Namun, mekanisme pendistribusian kuota tambahan tersebut diduga menyimpang dari Undang-Undang Nomor 8 Tahun 2019 tentang Penyelenggaraan Ibadah Haji dan Umrah. Aturan tersebut mensyaratkan 92 persen kuota untuk haji reguler dan 8 persen untuk haji khusus. Faktanya, pembagian kuota tambahan dilakukan 50:50, yaitu 10 ribu untuk haji reguler dan 10 ribu untuk haji khusus.
Akibat pembagian yang tidak sesuai aturan ini, negara diperkirakan mengalami kerugian lebih dari Rp 1 triliun. Asep menjelaskan pelanggaran hukum tersebut. “Itu yang menjadi perbuatan melawan hukumnya, karena dibagi dua tidak sesuai aturan,” jelasnya. KPK saat ini masih menyelidiki siapa pihak yang memerintahkan pembagian kuota yang tidak sesuai aturan dan kemana aliran dana tersebut mengalir.
Proses penyidikan terus berjalan. KPK berfokus pada pencarian pihak yang memberikan perintah untuk kebijakan ilegal tersebut dan pihak-pihak yang menerima aliran dana. Potensi tersangka pun terkait dengan alur perintah dan aliran dana tersebut. “Potensial tersangkanya tentu terkait alur perintah dan aliran dana.
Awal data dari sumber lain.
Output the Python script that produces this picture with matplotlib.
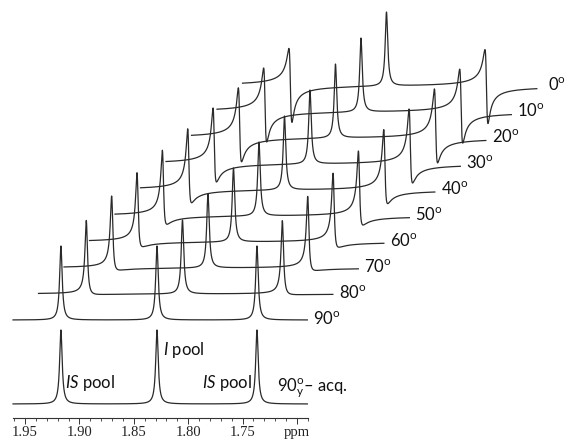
import numpy as np
import matplotlib
matplotlib.use("Agg")
import matplotlib.pyplot as plt
from matplotlib.ticker import FixedLocator, FixedFormatter

plt.rcParams["mathtext.fontset"] = "custom"
plt.rcParams["mathtext.rm"] = "Lato"
plt.rcParams["mathtext.it"] = "Lato:italic"
plt.rcParams["mathtext.bf"] = "Lato:bold"

# ---------------- data ----------------
angles = [90, 80, 70, 60, 50, 40, 30, 20, 10, 0]          # pulse angles of stacked traces
angle_labels = [f"{a}$^\\mathrm{{o}}$" for a in angles]
peak_ppm = [1.917, 1.8287, 1.7368]                          # IS pool, I pool, IS pool
peak_pool = ["IS", "I", "IS"]
peak_height = 74.0                                          # intensity (arb.)
half_width = 0.0014                                         # Lorentzian HWHM, ppm
ref_label = "90$^\\mathrm{o}_\\mathrm{y}$\u2013 acq."
pool_labels = ["$\\mathit{IS}$ pool", "$\\mathit{I}$ pool", "$\\mathit{IS}$ pool"]
tick_values = [1.95, 1.90, 1.85, 1.80, 1.75, 1.70]
tick_labels = ["1.95", "1.90", "1.85", "1.80", "1.75", "ppm"]
minor_values = [round(1.96 - 0.01 * i, 2) for i in range(28)]

# ---------------- layout ----------------
W, H = 570, 443
PX_PER_PPM = 1088.0
x_left = 1.95 + 25 / PX_PER_PPM
x_right = 1.95 - (W - 25) / PX_PER_PPM
span = (1.961, 1.6905)          # ppm range of each trace
dx = 25.5 / PX_PER_PPM          # stacking shift per trace (ppm)
dy = 26.0                       # stacking shift per trace (intensity)
ref_base = 39.0
first_base = 123.0
color = "#2a2a2a"

fig = plt.figure(figsize=(W / 100, H / 100), dpi=100)
ax = fig.add_axes([0, 0, 1, 1])
ax.set_xlim(x_left, x_right)
ax.set_ylim(0, H)

grid = np.linspace(span[0], span[1], 6000)


def spectrum(theta_deg):
    th = np.deg2rad(theta_deg)
    y = np.zeros_like(grid)
    for p, pool in zip(peak_ppm, peak_pool):
        u = (grid - p) / half_width
        if pool == "I":
            y += peak_height / (1 + u ** 2)
        else:
            y += peak_height * (np.sin(th) + np.cos(th) * u) / (1 + u ** 2)
    return y


# reference trace (90y - acq.)
ax.plot(grid, ref_base + spectrum(90), color=color, lw=0.9)

# stacked traces
for k, (a, lab) in enumerate(zip(angles, angle_labels)):
    base = first_base + k * dy
    ax.plot(grid - k * dx, base + spectrum(a), color=color, lw=0.9)
    extra = 5 / PX_PER_PPM if a == 0 else 0
    ax.text(span[1] - k * dx - 6 / PX_PER_PPM - extra, base + 2, lab,
            ha="left", va="center", fontsize=12, family="Lato", color="#111111")

# pool labels on reference trace
ax.text(peak_ppm[0] - 4 / PX_PER_PPM, 60, pool_labels[0], ha="left", va="center",
        fontsize=12, family="Lato", color="#111111")
ax.text(peak_ppm[1] - 6 / PX_PER_PPM, 93, pool_labels[1], ha="left", va="center",
        fontsize=12, family="Lato", color="#111111")
ax.text(peak_ppm[2] + 5 / PX_PER_PPM, 60, pool_labels[2], ha="right", va="center",
        fontsize=12, family="Lato", color="#111111")
ax.text(peak_ppm[2] - 20 / PX_PER_PPM, 55, ref_label, ha="left", va="center",
        fontsize=12, family="Lato", color="#111111")

# ppm axis
for s in ["top", "left", "right"]:
    ax.spines[s].set_visible(False)
ax.spines["bottom"].set_position(("data", H - 418))
ax.spines["bottom"].set_bounds(1.961, 1.69)
ax.spines["bottom"].set_color("#333333")
ax.spines["bottom"].set_linewidth(0.8)
ax.set_yticks([])
ax.xaxis.set_major_locator(FixedLocator(tick_values))
ax.xaxis.set_major_formatter(FixedFormatter(tick_labels))
ax.xaxis.set_minor_locator(FixedLocator(minor_values))
ax.tick_params(axis="x", which="major", direction="out", length=4.5, width=0.7,
               color="#333333", pad=1.5, labelsize=10.5)
ax.tick_params(axis="x", which="minor", direction="out", length=2.2, width=0.6,
               color="#333333")
for t in ax.get_xticklabels():
    t.set_family("Liberation Serif")
    t.set_color("#222222")

fig.savefig("out.png", dpi=100)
Siapa yang memerintahkan pembagian kuota tidak sesuai aturan ini,” pungkas Asep.
Lebih lanjut, investigasi KPK juga akan menelusuri detail mekanisme pengadaan dan pengelolaan dana terkait dengan kuota haji tambahan tersebut. Hal ini termasuk memeriksa dokumen-dokumen terkait, melakukan audit keuangan, dan memeriksa saksi-saksi yang terlibat dalam proses tersebut. Tujuannya untuk memastikan seluruh aspek dugaan korupsi terungkap secara transparan dan akuntabel.
Selain itu, KPK juga akan berkoordinasi dengan instansi terkait, seperti Kementerian Agama dan Badan Pengelola Keuangan Haji (BPKH), untuk memperoleh informasi dan data yang dibutuhkan dalam proses penyidikan. Kerjasama antar lembaga ini diharapkan dapat mempercepat dan mempermudah proses pengungkapan kasus ini.
Proses hukum akan berjalan sesuai dengan prosedur yang berlaku, dan KPK berkomitmen untuk menuntaskan kasus ini hingga tuntas. Transparansi dan akuntabilitas dalam proses penegakan hukum menjadi prioritas utama KPK dalam menangani kasus ini. Publik diharapkan bersabar dan menunggu proses hukum berjalan hingga menghasilkan keputusan yang adil dan objektif.